Çağımızda insanoğlunun yaşam süresinin uzamasına bağlı olarak, en azından gelişmiş ülkelerde; yaşam süresinin uzamasına bağlı olarak yaşlanmayı geciktirme, geriletme ya da daha genç ve sağlıklı görünme gibi istekleri artmış, buna bağlı olarak da tıpta özellikle kozmetik dermatoloji alanında ciddi gelişmeler olmuş ve olmaya da devam etmektedir.
Yaşlanmayla beraber deride oluşan değişikliklerin patolojisinin ortaya konulması ile birlikte bunlara yönelik tedavi seçeneklerinde de her geçen gün artış görülmektedir.
DERİDE YAŞLANMA BELİRTİLERİ
Deride yaşlanma hem yaşa bağlı doğal süreçten etkilenmekte, hem de dış kaynaklı gerçekleşmektedir. Doğal yaşlanma genetik özellikler, hormonal etkiler ve hüzre metabolizmasına bağlıdır. Dış kaynaklı yaşlanma ise kronik güneş ışığı, iyonize radyasyon, hava kirliliği, çeşitli kimyasallara ve toksinlere maruz kalma, kalitesiz beslenme gibi kontrol edilebilir nedenlere bağlı olarak ortaya çıkmaktadır.
Yaşlanma ile birlikte derinin incelmesi, pigment üreten ve doğal savunma mekanizmasında rol oynayan hücrelerin azalması nedeni ile deri; travmalara, ultraviole radyasyona, alerjik maddelere, enfeksiyon ve kanser gelişimine daha yatkın hale gelir. Kronik ultraviole maruziyeti ile deride kalınlaşma, solgun görünüm, elastikiyet kaybı, derin kırışıklıklar, düzensiz lekelenme, kılcal damarlarda artma, iyi ve kötü huylu deri lezyonlarında artış görülür.
Günlük cilt bakımı: derinin yenilenmesini, elastikiyetini kazanmasını, pürüzsüz ve daha genç görünmesini kolaylaştıracaktır. Burada amaç; derini kollajen ve elastin gibi temel yapı taşlarının yıpranmasını önlemektir.
Günlük yaşamda; doğru ve dengeli beslenme, yeterli su tüketimi, egzersiz, stres yönetimi, alkol ve sigaradan uzak kalmak deri yaşlanmasını geciktirebilen önlemlerdir.

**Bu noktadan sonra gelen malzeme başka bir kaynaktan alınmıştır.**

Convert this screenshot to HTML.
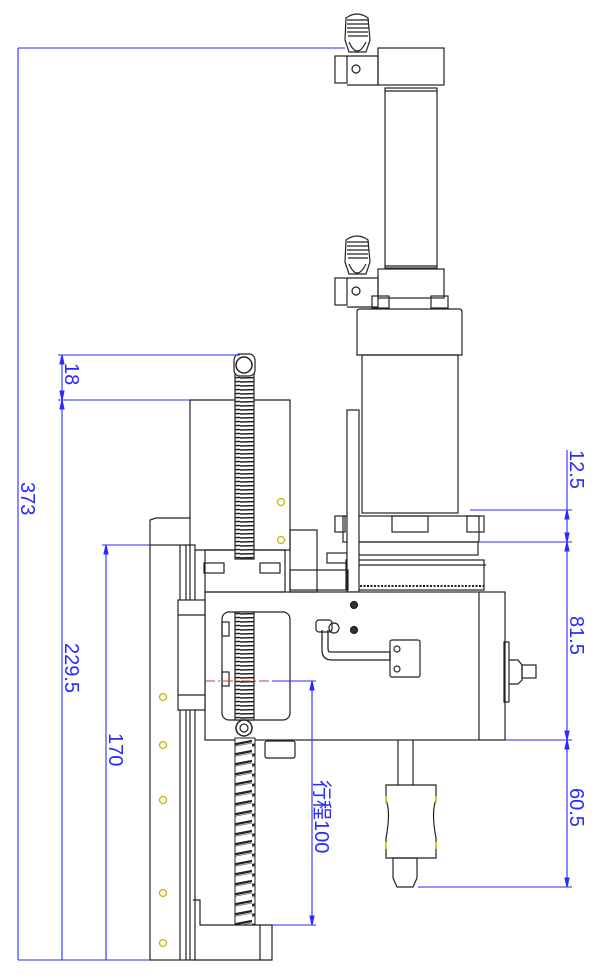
<!DOCTYPE html>
<html><head><meta charset="utf-8"><style>
html,body{margin:0;padding:0;background:#fff;}
svg{display:block;}
text{font-family:"Liberation Sans","Noto Sans CJK SC",sans-serif;fill:#2a2aff;font-size:20px;}
</style></head><body>
<svg width="600" height="978" viewBox="0 0 600 978" xmlns="http://www.w3.org/2000/svg">
<defs>
<pattern id="thr" width="20" height="4" patternUnits="userSpaceOnUse">
<rect width="20" height="4" fill="#fff"/><line x1="0" y1="2" x2="20" y2="1.5" stroke="#222" stroke-width="1.4"/>
</pattern>
<pattern id="thr2" x="0" y="738" width="21" height="10" patternUnits="userSpaceOnUse">
<rect width="21" height="10" fill="#fff"/><path d="M0 7 L21 3" stroke="#222" stroke-width="2.2" fill="none"/><path d="M0 9 L21 5" stroke="#666" stroke-width="0.8" fill="none"/>
</pattern>
</defs>
<g fill="none" stroke="#222" stroke-width="1.2">
<!-- top cylinder -->
<rect x="378" y="48" width="66" height="37"/>
<rect x="385" y="88" width="52" height="180"/>
<line x1="385" y1="91" x2="437" y2="91"/>
<line x1="385" y1="266" x2="437" y2="266"/>
<rect x="378" y="269" width="66" height="29"/>
<rect x="372" y="296" width="17" height="12"/>
<rect x="431" y="296" width="17" height="12"/>
<!-- fittings -->
<g id="fit">
<path d="M346 18 Q357 10 368 18 L370 40 L366 52 L349 52 L345 40 Z" fill="#fff"/>
<path d="M347 20 L369 20 M347 24 L369 24 M347 28 L369 28 M347 32 L368 32 M348 36 L368 36"/>
<rect x="335" y="56" width="12" height="27"/>
<path d="M347 56 L378 56 L378 85 L347 85"/>
<circle cx="356" cy="69" r="4"/>
<path d="M349 42 Q357 60 366 42"/>
</g>
<use href="#fit" transform="translate(0,222)"/>
<!-- motor -->
<path d="M357 312 Q357 309 360 309 L459 309 Q462 309 462 312 L462 355 L357 355 Z"/>
<rect x="362" y="355" width="96" height="158"/>
<rect x="343" y="516" width="136" height="26"/>
<rect x="335" y="516" width="10" height="16"/>
<rect x="467" y="516" width="17" height="16"/>
<rect x="392" y="516" width="36" height="16"/>
<rect x="350" y="542" width="128" height="13"/>
<rect x="346" y="560" width="138" height="30"/>
<line x1="346" y1="565" x2="486" y2="565"/>
<line x1="346" y1="586" x2="486" y2="586" stroke-dasharray="2 1.5" stroke-width="2"/>
<rect x="327" y="553" width="20" height="10"/>
<!-- vertical plate -->
<rect x="347" y="410" width="12" height="182" fill="#fff"/>
<!-- main block -->
<rect x="205" y="592" width="300" height="148" fill="#fff"/>
<line x1="479" y1="592" x2="479" y2="740"/>
<rect x="504" y="642" width="5" height="60"/>
<path d="M509 660 L518 660 L522 665 L522 680 L518 684 L509 684"/>
<rect x="522" y="665" width="14" height="13"/>
<rect x="222" y="612" width="68" height="108" rx="7"/>
<rect x="222" y="622" width="7" height="14"/>
<rect x="222" y="672" width="7" height="14"/>
<circle cx="354" cy="605" r="3.5" fill="#333"/>
<circle cx="354" cy="630" r="3.5" fill="#333"/>
<path d="M322 630 L322 650 Q322 660 332 660 L390 660 L390 652 L330 652 Q328 652 328 648 L328 630" stroke-width="1.3"/>
<rect x="316" y="620" width="16" height="12" rx="3"/>
<circle cx="334" cy="628" r="5"/>
<rect x="390" y="640" width="30" height="37" rx="2"/>
<circle cx="397" cy="649" r="3"/><circle cx="397" cy="669" r="3"/>
<!-- left carriage -->
<path d="M190 400 L290 400 L290 550 L190 550 Z"/>
<path d="M150 545 L150 520 L156 518 L190 518"/>
<rect x="290" y="530" width="27" height="62"/>
<rect x="205" y="550" width="80" height="42"/>
<rect x="204" y="563" width="20" height="10"/>
<rect x="260" y="563" width="20" height="10"/>
<rect x="290" y="570" width="58" height="20"/>
<!-- rail -->
<rect x="150" y="545" width="45" height="415" fill="#fff"/>
<line x1="180" y1="545" x2="180" y2="960"/>
<line x1="186" y1="545" x2="186" y2="960"/>
<line x1="190" y1="545" x2="190" y2="960"/>
<rect x="178" y="600" width="27" height="110" fill="#fff"/>
<line x1="178" y1="615" x2="205" y2="615"/>
<line x1="178" y1="695" x2="205" y2="695"/>
<!-- base -->
<path d="M193 900 L200 900 L200 925 L272 925 L272 960 L193 960"/>
<line x1="260" y1="925" x2="260" y2="960"/>
<rect x="265" y="741" width="30" height="17" rx="2"/>
<!-- lead screw -->
<rect x="235" y="365" width="19" height="194" fill="url(#thr)" stroke-width="1.2"/>
<rect x="235" y="612" width="19" height="108" fill="url(#thr)" stroke-width="1.2"/>
<rect x="235" y="738" width="20" height="187" fill="url(#thr2)" stroke="#222" stroke-width="1"/>
<rect x="234" y="354" width="21" height="22" rx="6" fill="#fff"/>
<circle cx="244" cy="365" r="8" stroke-width="1.5"/>
<circle cx="244" cy="728" r="8" fill="#fff" stroke-width="1.5"/>
<circle cx="244" cy="728" r="4"/>
<!-- nozzle -->
<line x1="398" y1="740" x2="398" y2="785"/>
<line x1="413" y1="740" x2="413" y2="785"/>
<path d="M386 785 L436 785 L436 800 Q431 812 436 838 L436 858 L386 858 L386 838 Q391 812 386 800 Z"/>
<path d="M393 858 L417 858 L417 878 L413 887 L397 887 L393 878 Z"/>
</g>
<!-- yellow circles -->
<g fill="none" stroke="#c8b400" stroke-width="1.3">
<circle cx="163" cy="697" r="3.5"/><circle cx="163" cy="745" r="3.5"/><circle cx="163" cy="800" r="3.5"/>
<circle cx="163" cy="893" r="3.5"/><circle cx="163" cy="943" r="3.5"/>
<circle cx="281" cy="502" r="3.5"/><circle cx="281" cy="540" r="3.5"/>
</g>
<g stroke="#d8c800" stroke-width="1.5">
<line x1="386" y1="796" x2="386" y2="803"/><line x1="436" y1="796" x2="436" y2="803"/>
<line x1="386" y1="842" x2="386" y2="849"/><line x1="436" y1="842" x2="436" y2="849"/>
</g>
<!-- red center line -->
<line x1="205" y1="681" x2="272" y2="681" stroke="#e03030" stroke-dasharray="10 3 2 3"/>
<!-- blue dims -->
<g stroke="#2a2aff" stroke-width="1.1" fill="#2a2aff">
<line x1="18" y1="48" x2="345" y2="48"/>
<line x1="18" y1="960" x2="150" y2="960"/>
<line x1="18" y1="48" x2="18" y2="960"/>
<line x1="58" y1="355" x2="240" y2="355"/>
<line x1="58" y1="400" x2="190" y2="400"/>
<line x1="62" y1="355" x2="62" y2="960"/>
<line x1="102" y1="545" x2="150" y2="545"/>
<line x1="106" y1="545" x2="106" y2="960"/>
<line x1="272" y1="681" x2="316" y2="681"/>
<line x1="272" y1="925" x2="316" y2="925"/>
<line x1="312" y1="681" x2="312" y2="925"/>
<line x1="470" y1="510" x2="572" y2="510"/>
<line x1="480" y1="542" x2="572" y2="542"/>
<line x1="505" y1="740" x2="572" y2="740"/>
<line x1="418" y1="887" x2="572" y2="887"/>
<line x1="567" y1="450" x2="567" y2="887"/>
<path d="M62 355 l-2 9 l4 0 Z M62 400 l-2 -9 l4 0 Z M62 400 l-2 9 l4 0 Z M106 545 l-2 9 l4 0 Z M312 681 l-2 9 l4 0 Z M312 925 l-2 -9 l4 0 Z M567 510 l-2 9 l4 0 Z M567 542 l-2 -9 l4 0 Z M567 542 l-2 9 l4 0 Z M567 740 l-2 -9 l4 0 Z M567 740 l-2 9 l4 0 Z M567 887 l-2 -9 l4 0 Z"/>
</g>
<g stroke="none">
<text transform="translate(21,482) rotate(90)">373</text>
<text transform="translate(65,363) rotate(90)">18</text>
<text transform="translate(65,643) rotate(90)">229.5</text>
<text transform="translate(109,733) rotate(90)">170</text>
<text transform="translate(315,780) rotate(90)">行程100</text>
<text transform="translate(570,450) rotate(90)">12.5</text>
<text transform="translate(570,616) rotate(90)">81.5</text>
<text transform="translate(570,788) rotate(90)">60.5</text>
</g>
</svg>
</body></html>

Cilde sürerek ya da ağız yoluyla alabileceğimiz, vücudumuzdaki zararlı maddelerle savaşan, antioksidan dediğimiz; A vitamini (retinol),E vitamini (alfa tokoferol), C vitamini (askorbik asit), B3 vitamini (niasinamid), resveratrol (kırmızı üzüm çekirdeği ekstresi), likopen, selenyum, çinko, melatonin, koenzimQ, alfa lipoik asit ve yeşil çayın deri yaşlanmasını yavaşlatıcı etkileri oldukça iyi bilinmektedir.
Güneşten korunma; dış kaynaklı yaşlanmayı önleme aşamasında mutlaka gereklidir.
Kliniklerde uygulanmakta olan deriyi yeniden yapılandırmayı amaçlayan çok sayıdaki uygulama ile derideki hasar ortadan kaldırılmakta, tamir mekanizmaları yeniden uyarılmakta ve yeni kollajen oluşumu sağlanmaktadır. Bu uygulamalar derinin durumuna seçilebilecek olan; kimyasal soyma işlemleri, dolgu tedavileri, botulınum toksin uygulamaları, iple yüz germe işlemleri, trombositten zengin plazma (PRP), cilde ihtiyacı olan vitamin, onarıcı, sıkılaştırıcı ve nem maddelerinin enjeksiyon yoluyla deriye verildiği mezoterapi yöntemleri, mikroiğneleme uygulamaları, radyofrekans, lazer ve odaklanmış ultrason tedavileri şeklinde özetlenebilir.